Ataque - Que início? – por João Oliveira


Há uns dias, a falar com um amigo, a propósito da participação de uma equipa jovem, num Torneio Internacional, perguntei-lhe em que é que os jogadores tinham sido bons.

A resposta foi curiosa e desencadeou a reflexão que aqui partilho.




Tivemos dificuldade em iniciar o ataque com o passe ao extremo, mudar o lado da bola e lidar com uma pressão a que não estávamos habituados. Para não tornar o texto muito extenso, abordarei apenas a primeira dificuldade:

·       DIFICULDADE EM INICIAR O ATAQUE

Recordei-me, imediatamente, de duas situações. 

A de uma equipa sénior que treinei, no início deste processo, em que queria começar o ataque com passe ao extremo, mas os adversários criavam tal pressão, que fazíamos muitos turn-overs, começávamos a dizer a nós próprios que era difícil começar o ataque, sentíamo-nos irritados com colegas e com os jogadores e não só perdíamos o equilíbrio emocional, mas também contaminávamos a relação na equipa, não era a melhor, e os resultados.

A segunda situação que recordo ocorreu num Campeonato do Mundo entre o Team USA e uma Seleção Africana.
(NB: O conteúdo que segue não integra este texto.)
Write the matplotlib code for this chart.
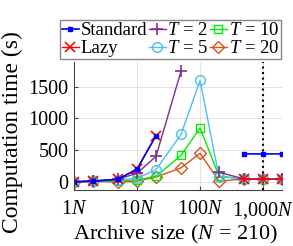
import matplotlib.pyplot as plt
import numpy as np

plt.rcParams['font.family'] = 'Liberation Serif'
plt.rcParams['mathtext.fontset'] = 'custom'
plt.rcParams['mathtext.rm'] = 'Liberation Serif'
plt.rcParams['mathtext.it'] = 'Liberation Serif:italic'

# archive size as multiple of N
sizes = [1, 2, 5, 10, 20, 50, 100, 200, 500, 1000, 2000]

standard = [0, 10, 40, 200, 730, np.nan, np.nan, np.nan, 440, 440, 440]
lazy = [0, 10, 40, 200, 730, np.nan, np.nan, np.nan, 40, 40, 40]
t2 = [0, 10, 40, 135, 400, 1750, np.nan, 150, 45, 45, 45]
t5 = [0, 10, 30, 55, 190, 750, 1600, 80, 45, 45, 45]
t10 = [0, 5, 15, 30, 85, 420, 850, 90, 45, 45, 45]
t20 = [0, 5, -5, 10, 75, 220, 450, 10, 45, 45, 45]

xticks = [1, 10, 100, 1000]
xticklabels = [r'1$N$', r'10$N$', r'100$N$', r'1,000$N$']
yticks = [0, 500, 1000, 1500]

fig = plt.figure(figsize=(2.93, 2.46), dpi=100)
ax = fig.add_axes([0.2526, 0.2276, 0.71, 0.52])

ax.axvline(1000, color='black', linestyle=':', linewidth=1.5, zorder=1)

# drawing order so red/blue end up on top
h20, = ax.plot(sizes, t20, '-D', color='#D95319', mfc='none', ms=6, lw=1, label=r'$T$ = 20')
h10, = ax.plot(sizes, t10, '-s', color='#00EE00', mfc='none', ms=6, lw=1, label=r'$T$ = 10')
h5, = ax.plot(sizes, t5, '-o', color='#4DBEEE', mfc='none', ms=7, lw=1, label=r'$T$ = 5')
h2, = ax.plot(sizes, t2, '-+', color='#7E2F8E', ms=8, mew=1.2, lw=1, label=r'$T$ = 2')
hl, = ax.plot(sizes, lazy, '-x', color='#FF0000', ms=7, mew=1.2, lw=1, label='Lazy')
hs, = ax.plot(sizes, standard, '-s', color='#0000FF', ms=3, lw=1.2, label='Standard')

ax.set_xscale('log')
ax.set_xlim(1, 2000)
ax.set_ylim(-130, 1890)
ax.set_xticks(xticks)
ax.set_xticklabels(xticklabels)
ax.set_yticks(yticks)
ax.tick_params(labelsize=14.5, direction='in', length=3, color='#444444')
ax.tick_params(which='minor', direction='in', length=2, color='#444444')
ax.tick_params(axis='x', pad=7)
ax.tick_params(axis='y', pad=4)
ax.grid(True, which='major', color='#dddddd', linewidth=0.6)
ax.grid(True, which='minor', axis='x', color='#e8e8e8', linewidth=0.5)
ax.set_axisbelow(True)
for s in ['top', 'right']:
    ax.spines[s].set_visible(False)
for s in ['left', 'bottom']:
    ax.spines[s].set_color('#444444')

ax.set_xlabel(r'Archive size ($N$ = 210)', fontsize=16)
ax.set_ylabel('Computation time (s)', fontsize=17)
ax.xaxis.set_label_coords(0.49, -0.258)
ax.yaxis.set_label_coords(-0.245, 0.453)

leg = fig.legend([hs, hl, h2, h5, h10, h20],
                 ['Standard', 'Lazy', r'$T$ = 2', r'$T$ = 5', r'$T$ = 10', r'$T$ = 20'],
                 ncol=3, loc='lower left', bbox_to_anchor=(0.205, 0.76, 0.754, 0.179),
                 mode='expand', borderaxespad=0, fontsize=13.5, handlelength=0.9,
                 handletextpad=0.1, columnspacing=0.4, labelspacing=0.05,
                 borderpad=0.1, fancybox=False, framealpha=1)
leg.get_frame().set_edgecolor('#888888')
leg.get_frame().set_linewidth(1)

fig.savefig('out.png', dpi=100)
Esta última tentava iniciar o ataque com passe ao extremo, mas A Seleção dos EUA colocava tamanha pressão na bola e nas linhas de passe ao extremo, que os roubos de bola e contra-ataque com "afundanços" se sucediam.

Ou seja, embora este problema possa ser mais frequente na iniciação, atrevo-me a dizer que é comum em jogos entre equipas desequilibradas, quando pelo menos uma delas assume a defesa como identitária ou quando os ataques são previsíveis.

Mas e se estivermos a treinar uma equipa com “limitações” ainda por superar e que vai jogar contra outra “mais” forte e que defenda. O que fazer para não perdermos sucessivamente a bola, para dizermos a nós mesmos que conseguimos, mantermos o equilíbrio emocional e obtermos o resultado desejado?

O QUE FAZER PARA INICIAR O ATAQUE SEM PERDER A BOLA?

Recordo situações em que as equipas alinhavam como nas figuras 1 e 2 e os extremos cortavam nas costas à sobremarcação.




Uma solução habitual, que hoje só vista pontualmente, envolvia a subida do poste à linha de lance livre, com corte nas costas do extremo sobremarcado, em que habitualmente se exploravam duas situações, a do passe direto para o corte nas costas ou “à tabela” utilizando o passe ao poste alto e deste, vezes sem conta, picado e de costas com a mão exterior. Esta era uma daquelas ações que, independentemente do pavilhão ou equipa, arrancava um forte aplauso do público e comentários elogiosos dos comentadores televisivos.



Outra solução utilizada envolvia o drible e aclaramento. Isto é, com o base a driblar na direção do extremo e este a cortar para o cesto podendo continuar o movimento com corte para o lado contrário, ficar a poste baixo (neste caso o poste poderia subir) ou repondo a posição do base (figura 4).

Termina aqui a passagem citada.